Brumadinho’s disaster completed 50 days this week and one of the main discussions in vogue is with respect to the indemnities that shall be paid to the victims’ families or to the victims themselves, if they survived.
Because of this, the 5th Labor Court of the city of Betim (State of Minas Gerais) determined the blocking of BRL 1.6 billion to assure labor payments and indemnities.
However, so far, the parties did not reach an agreement on amounts to be paid.
Under the labor perspective, we understand that several damages are susceptible for indemnification, taking into account exclusively Vale’s employees.
On one hand, there are the patrimonial damages, characterized by some type of financial loss to the victims and/or their families.
Among such damages, we may quote: (i) future earning and (ii) prospective damages.
On the other hand, we have the non-pecuniary damages, that are, those that are monetarily immeasurable and affect the principles related to the dignity of the human person.
At this point, it is important to highlight the Labor Code, after the Reform that came into force in November/2017, brought a whole new Chapter to exclusively treat about this modality of damage.

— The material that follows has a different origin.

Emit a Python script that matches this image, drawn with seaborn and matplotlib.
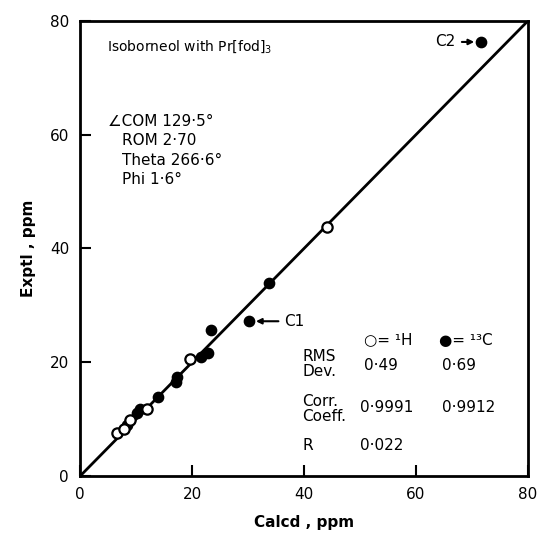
import numpy as np
import matplotlib
matplotlib.use("Agg")
import matplotlib.pyplot as plt
import seaborn as sns
import pandas as pd

# observed vs calculated shifts (ppm)
h_calcd = [6.5, 7.9, 8.9, 12.0, 19.6, 44.1]
h_exptl = [7.5, 8.3, 9.8, 11.7, 20.5, 43.7]
c_calcd = [8.3, 10.1, 10.7, 13.9, 17.2, 17.3, 21.5, 22.8, 23.3, 30.1, 33.7, 71.7]
c_exptl = [9.0, 11.0, 11.8, 13.9, 16.5, 17.4, 20.9, 21.6, 25.7, 27.2, 33.9, 76.3]
ideal = [0, 80]
ticks = [0, 20, 40, 60, 80]

sns.set_style("ticks")
plt.rcParams['font.family'] = ['DejaVu Sans']
for key in ['text.color', 'axes.labelcolor', 'xtick.color', 'ytick.color', 'axes.edgecolor']:
    plt.rcParams[key] = 'black'

fig = plt.figure(figsize=(5.42, 5.36), dpi=100)
ax = fig.add_axes([0.148, 0.112, 0.826, 0.849])

sns.lineplot(x=ideal, y=ideal, color='black', linewidth=2, ax=ax, zorder=1)
sns.scatterplot(x=c_calcd, y=c_exptl, color='black', edgecolor='black',
                s=55, linewidth=1, ax=ax, zorder=3)
sns.scatterplot(x=h_calcd, y=h_exptl, color='white', edgecolor='black',
                s=55, linewidth=1.6, ax=ax, zorder=4)

ax.set_xlim(0, 80)
ax.set_ylim(0, 80)
ax.set_xticks(ticks)
ax.set_yticks(ticks)
ax.tick_params(direction='in', length=8, width=1.5, labelsize=11, pad=8)
for sp in ax.spines.values():
    sp.set_linewidth(2)
    sp.set_visible(True)

ax.set_xlabel('Calcd , ppm', fontsize=11, fontweight='bold', labelpad=9)
ax.set_ylabel('Exptl , ppm', fontsize=11, fontweight='bold', labelpad=10)

fs = 11
ax.text(4.8, 75.5, 'Isoborneol with Pr[fod]$_3$', fontsize=10, va='center')
ax.text(5.0, 62.3, '∠COM 129·5°', fontsize=fs, va='center')
ax.text(7.4, 58.9, 'ROM 2·70', fontsize=fs, va='center')
ax.text(7.4, 55.5, 'Theta 266·6°', fontsize=fs, va='center')
ax.text(7.4, 52.1, 'Phi 1·6°', fontsize=fs, va='center')

ax.annotate('C2', xy=(c_calcd[-1] - 0.8, c_exptl[-1]), xytext=(63.5, c_exptl[-1]),
            fontsize=fs, va='center',
            arrowprops=dict(arrowstyle='-|>', color='black', lw=1.5, mutation_scale=8))
ax.annotate('C1', xy=(c_calcd[9] + 0.8, c_exptl[9]), xytext=(36.5, c_exptl[9]),
            fontsize=fs, va='center',
            arrowprops=dict(arrowstyle='-|>', color='black', lw=1.5, mutation_scale=8))

ax.text(50.7, 23.9, '○= ¹H', fontsize=fs, va='center')
ax.text(64.1, 23.9, '●= ¹³C', fontsize=fs, va='center')
ax.text(39.7, 19.7, 'RMS\nDev.', fontsize=fs, va='center', linespacing=0.95)
ax.text(50.7, 19.5, '0·49', fontsize=fs, va='center')
ax.text(64.6, 19.5, '0·69', fontsize=fs, va='center')
ax.text(39.7, 11.8, 'Corr.\nCoeff.', fontsize=fs, va='center', linespacing=0.95)
ax.text(50.0, 12.0, '0·9991', fontsize=fs, va='center')
ax.text(64.6, 12.0, '0·9912', fontsize=fs, va='center')
ax.text(39.7, 5.3, 'R', fontsize=fs, va='center')
ax.text(50.0, 5.3, '0·022', fontsize=fs, va='center')

fig.savefig('out.png', dpi=100)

It should also be noted that the law adopts the term “non-pecuniary damages” and not “moral damages”. The use of this expression is not unreasonable. The legislator intended to extend the comprehensiveness of the law for all and any damage that is not patrimonial. In summary, if the damage is not characterized as future earning or prospective damage (subtypes of patrimonial damages, as outlined above), article 223-E of the Labor Code shall be applicable, for all non-pecuniary damages identified.
At this point, we may affirm that the non-pecuniary damage is divided into the following subtypes: (a) moral damage; (b) aesthetic damage; (c) existential damage; and (d) social harm.
Another type of damage, arising from doctrinal and jurisprudential construction and based on comparative law (since the origin of this theory occurred in France) is the loss of a chance¹, which is the frustration of an opportunity for equity gain or reduction of an advantage, by an unlawful act of a third party.
This theory constitutes a situation in which the practice of an unlawful act or the abuse of a right makes it impossible to obtain something that was expected by the victim, either a positive result or the non-occurrence of a loss, causing damage to be repaired.
Thus, when an unlawful act is provoked, it is notable that this act unexpectedly interrupts the modus vivendi of the victim, frustrates him/her an opportunity to obtain a benefit, in which case the indemnity is due to the lost opportunity and not to the expected final advantage.
In conclusion, it is a fact that the labor reform brought parameters for the calculation of the compensation resulting from damages in the non-pecuniary sphere, which did not exist previously (the arbitration was in charge of the judge). However, it is not correct to affirm that each victim and/or family will receive only 50 time the employee’s wage as indemnity, since, for each subtype of non-pecuniary damage duly proven, a corresponding amount of compensation should be levied.
Another point of attention in relation to this question concerns the controversy that hangs over the modality of termination of the employment agreements of the deceased employees.
In theory, in the event of the employee’s death, the employment agreement automatically terminates, with the consequent payment of the severance pay equivalent to the request for dismissal (salary balance, 13th salary, proportional vacation + 1/3, family salary, expired leave + 1/3 for employees with more than one year of contract).
In addition to the sums listed above, the family is authorized to withdraw the balance of the linked account of the FGTS.
However, we understand that, for the case under analysis, it would be possible to support the existence of a “just cause” of the employer, which gave rise to the death of the employee, being the termination faced as a termination for cause by the employer, being owed, in addition to the sums listed above, the payment of notice and the FGTS fine.
Finally, it is also necessary to analyze how the situation of the surviving employees will remain, since the workplace has been completely destroyed and there is no prospect of reconstruction in the near future.
In these cases, we envisage two scenarios: (1) the termination of employment agreements which, in our opinion, must occur through termination for cause of the employer; or (2) the transfer of employees to other establishments of the company, which may occur without the consent of the employee, as it is one of the exceptional cases (extinction of the establishment where the employee worked).
In addition, we believe that it is possible to claim the Theory of the Sovereign Act (factum principis) to sustain that the employer, through its guilty conduct, caused an imbalance in the contractual relationship, preventing the fulfillment of obligations by the employees, being responsible for paying the salaries, to the surviving employees, until one of the above scenarios is implemented.
From a labor perspective, we understand that these are the most relevant questions arising from the Brumadinho’s disaster. As discussed above, these are controversial issues and have not yet been pacified by our legal system and will soon have several new developments.
¹ It is important to emphasize that the jurisprudence has not yet established an understanding about the classification of the indemnification by the loss of a chance, granting them sometimes as a non-pecuniary damage, sometimes as a patrimonial damage, which is why we chose to highlight it independently.